Aim of the exercise> Starting at the first line of the data, please print exactly those lines through the one that holds "const yStep = 20;", omitting every picture.
* Start *
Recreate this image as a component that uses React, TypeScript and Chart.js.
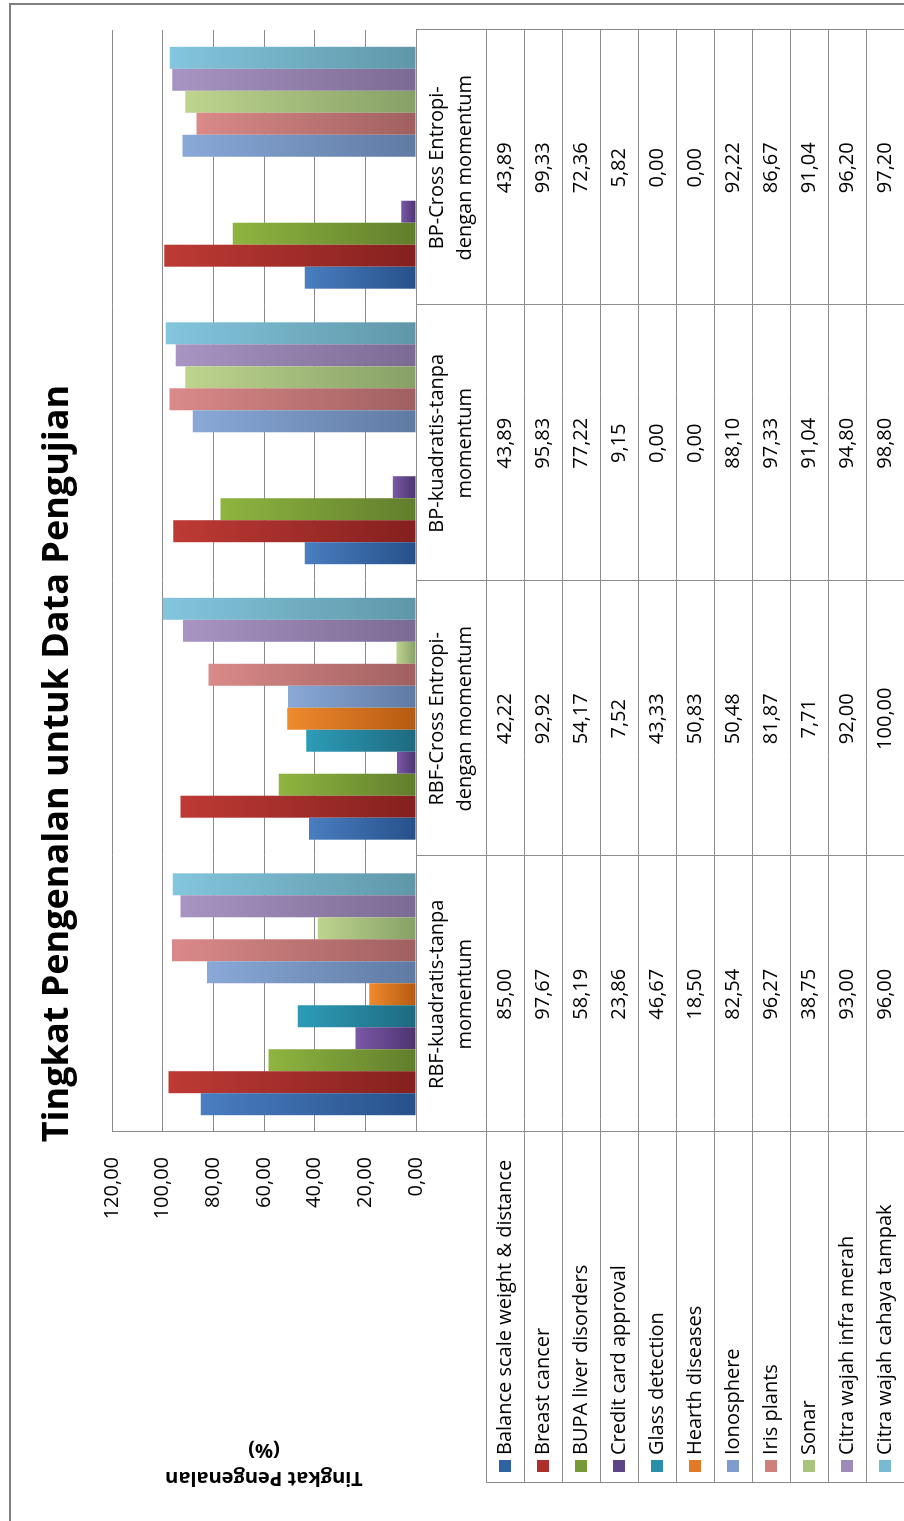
import React, { useEffect, useRef } from 'react';
import { Chart, registerables } from 'chart.js';

Chart.register(...registerables);

// ---------- data ----------
const chartTitle = 'Tingkat Pengenalan untuk Data Pengujian';
const axisTitle = ['Tingkat Pengenalan', '(%)'];

const categories: string[][] = [
  ['RBF-kuadratis-tanpa', 'momentum'],
  ['RBF-Cross Entropi-', 'dengan momentum'],
  ['BP-kuadratis-tanpa', 'momentum'],
  ['BP-Cross Entropi-', 'dengan momentum'],
];

const seriesNames = [
  'Balance scale weight & distance',
  'Breast cancer',
  'BUPA liver disorders',
  'Credit card approval',
  'Glass detection',
  'Hearth diseases',
  'Ionosphere',
  'Iris plants',
  'Sonar',
  'Citra wajah infra merah',
  'Citra wajah cahaya tampak',
];

const balanceScale = [85.0, 42.22, 43.89, 43.89];
const breastCancer = [97.67, 92.92, 95.83, 99.33];
const bupaLiver = [58.19, 54.17, 77.22, 72.36];
const creditCard = [23.86, 7.52, 9.15, 5.82];
const glassDetection = [46.67, 43.33, 0.0, 0.0];
const hearthDiseases = [18.5, 50.83, 0.0, 0.0];
const ionosphere = [82.54, 50.48, 88.1, 92.22];
const irisPlants = [96.27, 81.87, 97.33, 86.67];
const sonar = [38.75, 7.71, 91.04, 91.04];
const citraInfraMerah = [93.0, 92.0, 94.8, 96.2];
const citraCahayaTampak = [96.0, 100.0, 98.8, 97.2];

const seriesValues = [
  balanceScale, breastCancer, bupaLiver, creditCard, glassDetection, hearthDiseases,
  ionosphere, irisPlants, sonar, citraInfraMerah, citraCahayaTampak,
];

const yMin = 0;
const yMax = 120;
const yStep = 20;

// ---------- styles ----------
const lightColors = ['#4a7ec0', '#be3a35', '#8fb540', '#7a58a6', '#2d9cb8', '#f08a2e', '#8aa9d8', '#da8a88', '#bed48e', '#a895c3', '#84c6de'];
const darkColors = ['#26508a', '#84201e', '#617e2c', '#4c3470', '#1e6a80', '#b55a12', '#5f7aa3', '#a06060', '#86a066', '#7b6a93', '#5f97a8'];
const swatchColors = ['#2f62a3', '#ae2e2b', '#789a36', '#5f4387', '#2a8fab', '#e07a26', '#7f9ccc', '#cf7f7c', '#a8c47a', '#9d8cba', '#78bad2'];

const FONT = '"Open Sans", "DejaVu Sans", sans-serif';
const fmt = (v: number) => v.toFixed(2).replace('.', ',');

const W = 1521;
const H = 904;

const tablePlugin = {
  id: 'dataTable',
  afterDraw(chart: any) {
    const { ctx, chartArea, scales } = chart;
    const xs = scales.x;
    const left = chartArea.left;
    const right = chartArea.right;
    const top = chartArea.bottom;
    const headerH = 70;
    const rowH = 38;
    const legendLeft = 38;
    const headerBottom = top + headerH;
    const tableBottom = headerBottom + rowH * seriesNames.length;
    const n = categories.length;
    const half = (xs.getPixelForValue(1) - xs.getPixelForValue(0)) / 2;
    const bounds: number[] = [];
    for (let i = 0; i < n; i++) bounds.push(xs.getPixelForValue(i) - half);
    bounds.push(xs.getPixelForValue(n - 1) + half);

    ctx.save();
    ctx.strokeStyle = '#8c8c8c';
    ctx.lineWidth = 1;
    const crisp = (p: number) => Math.round(p) + 0.5;
    ctx.beginPath();
    ctx.moveTo(left, crisp(top));
    ctx.lineTo(right, crisp(top));
    for (let k = 0; k <= seriesNames.length; k++) {
      const yy = crisp(headerBottom + k * rowH);
      ctx.moveTo(legendLeft, yy);
      ctx.lineTo(right, yy);
    }
    for (const b of bounds) {
      ctx.moveTo(crisp(b), top);
      ctx.lineTo(crisp(b), tableBottom);
    }
    ctx.moveTo(crisp(legendLeft), headerBottom);
    ctx.lineTo(crisp(legendLeft), tableBottom);
    ctx.stroke();

    ctx.fillStyle = '#000';
    ctx.font = `20px ${FONT}`;
    ctx.textAlign = 'center';
    ctx.textBaseline = 'middle';
    const hc = top + headerH / 2;
    categories.forEach((lines, i) => {
      const cx = xs.getPixelForValue(i);
      lines.forEach((ln, j) => {
        ctx.fillText(ln, cx, hc + (j - (lines.length - 1) / 2) * 28);
      });
    });
    seriesValues.forEach((vals, r) => {
      const cy = headerBottom + rowH * r + rowH / 2;
      vals.forEach((v, i) => {
        ctx.fillText(fmt(v), xs.getPixelForValue(i), cy);
      });
    });
    ctx.textAlign = 'left';
    seriesNames.forEach((name, r) => {
      const cy = headerBottom + rowH * r + rowH / 2;
      ctx.fillStyle = swatchColors[r];
      ctx.fillRect(legendLeft + 11, Math.round(cy - 6), 12, 12);
      ctx.fillStyle = '#000';
      ctx.fillText(name, legendLeft + 28, cy);
    });

    // outer frame
    ctx.strokeStyle = '#808080';
    ctx.lineWidth = 2;
    ctx.strokeRect(-10, 10, 1527, 920);
    ctx.restore();
  },
};

export default function App() {
  const canvasRef = useRef<HTMLCanvasElement | null>(null);

  useEffect(() => {
    const canvas = canvasRef.current;
    if (!canvas) return;
    const datasets = seriesNames.map((name, i) => ({
      label: name,
      data: seriesValues[i],
      borderWidth: 0,
      categoryPercentage: 0.878,
      barPercentage: 1.0,
      backgroundColor: (c: any) => {
        const ch = c.chart;
        const ys = ch.scales && ch.scales.y;
        if (!ys || c.type !== 'data') return darkColors[i];
        const v = c.raw as number;
        const t = ys.getPixelForValue(v);
        const b = ys.getPixelForValue(0);
        if (!isFinite(t) || !isFinite(b) || b - t < 1) return darkColors[i];
        const g = ch.ctx.createLinearGradient(0, t, 0, b);
        g.addColorStop(0, lightColors[i]);
        g.addColorStop(1, darkColors[i]);
        return g;
      },
    }));

    const chart = new Chart(canvas, {
      type: 'bar',
      data: { labels: categories.map((c) => c.join(' ')), datasets },
      plugins: [tablePlugin],
      options: {
        animation: false,
        responsive: false,
        devicePixelRatio: 1,
        layout: { padding: { left: 24, right: 30, top: 0, bottom: H - 416 } },
        plugins: {
          legend: { display: false },
          tooltip: { enabled: false },
          title: {
            display: true,
            text: chartTitle,
            color: '#000',
            font: { family: FONT, size: 36, weight: 'bold', lineHeight: 1.2 },
            padding: { top: 36.4, bottom: 32.4 },
          },
        },
        scales: {
          x: {
            display: false,
            grid: { display: false },
          },
          y: {
            min: yMin,
            max: yMax,
            afterFit: (s: any) => {
              s.width = 365;
            },
            ticks: {
              stepSize: yStep,
              padding: 25,
              color: '#000',
              font: { family: FONT, size: 20 },
              callback: (v: any) => fmt(Number(v)),
            },
            grid: { color: '#8a8a8a', lineWidth: 1, drawTicks: false },
            border: { display: true, color: '#8a8a8a', width: 1 },
            title: {
              display: true,
              text: axisTitle,
              color: '#000',
              font: { family: FONT, size: 20, weight: 'bold', lineHeight: 1.4 },
              padding: { top: 5, bottom: 0 },
            },
          },
        },
      },
    });
    return () => chart.destroy();
  }, []);

  return (
    <div style={{ position: 'fixed', left: 0, top: 0, width: 904, height: 1521, overflow: 'hidden', background: '#fff' }}>
      <div
        style={{
          position: 'absolute',
          left: 0,
          top: 0,
          width: W,
          height: H,
          transformOrigin: '0 0',
          transform: `translate(0px, ${W}px) rotate(-90deg)`,
        }}
      >
        <canvas ref={canvasRef} width={W} height={H} style={{ display: 'block', width: W, height: H }} />
      </div>
    </div>
  );
}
* End *
Exercise output>
Recreate this image as a component that uses React, TypeScript and Chart.js.
import React, { useEffect, useRef } from 'react';
import { Chart, registerables } from 'chart.js';

Chart.register(...registerables);

// ---------- data ----------
const chartTitle = 'Tingkat Pengenalan untuk Data Pengujian';
const axisTitle = ['Tingkat Pengenalan', '(%)'];

const categories: string[][] = [
  ['RBF-kuadratis-tanpa', 'momentum'],
  ['RBF-Cross Entropi-', 'dengan momentum'],
  ['BP-kuadratis-tanpa', 'momentum'],
  ['BP-Cross Entropi-', 'dengan momentum'],
];

const seriesNames = [
  'Balance scale weight & distance',
  'Breast cancer',
  'BUPA liver disorders',
  'Credit card approval',
  'Glass detection',
  'Hearth diseases',
  'Ionosphere',
  'Iris plants',
  'Sonar',
  'Citra wajah infra merah',
  'Citra wajah cahaya tampak',
];

const balanceScale = [85.0, 42.22, 43.89, 43.89];
const breastCancer = [97.67, 92.92, 95.83, 99.33];
const bupaLiver = [58.19, 54.17, 77.22, 72.36];
const creditCard = [23.86, 7.52, 9.15, 5.82];
const glassDetection = [46.67, 43.33, 0.0, 0.0];
const hearthDiseases = [18.5, 50.83, 0.0, 0.0];
const ionosphere = [82.54, 50.48, 88.1, 92.22];
const irisPlants = [96.27, 81.87, 97.33, 86.67];
const sonar = [38.75, 7.71, 91.04, 91.04];
const citraInfraMerah = [93.0, 92.0, 94.8, 96.2];
const citraCahayaTampak = [96.0, 100.0, 98.8, 97.2];

const seriesValues = [
  balanceScale, breastCancer, bupaLiver, creditCard, glassDetection, hearthDiseases,
  ionosphere, irisPlants, sonar, citraInfraMerah, citraCahayaTampak,
];

const yMin = 0;
const yMax = 120;
const yStep = 20;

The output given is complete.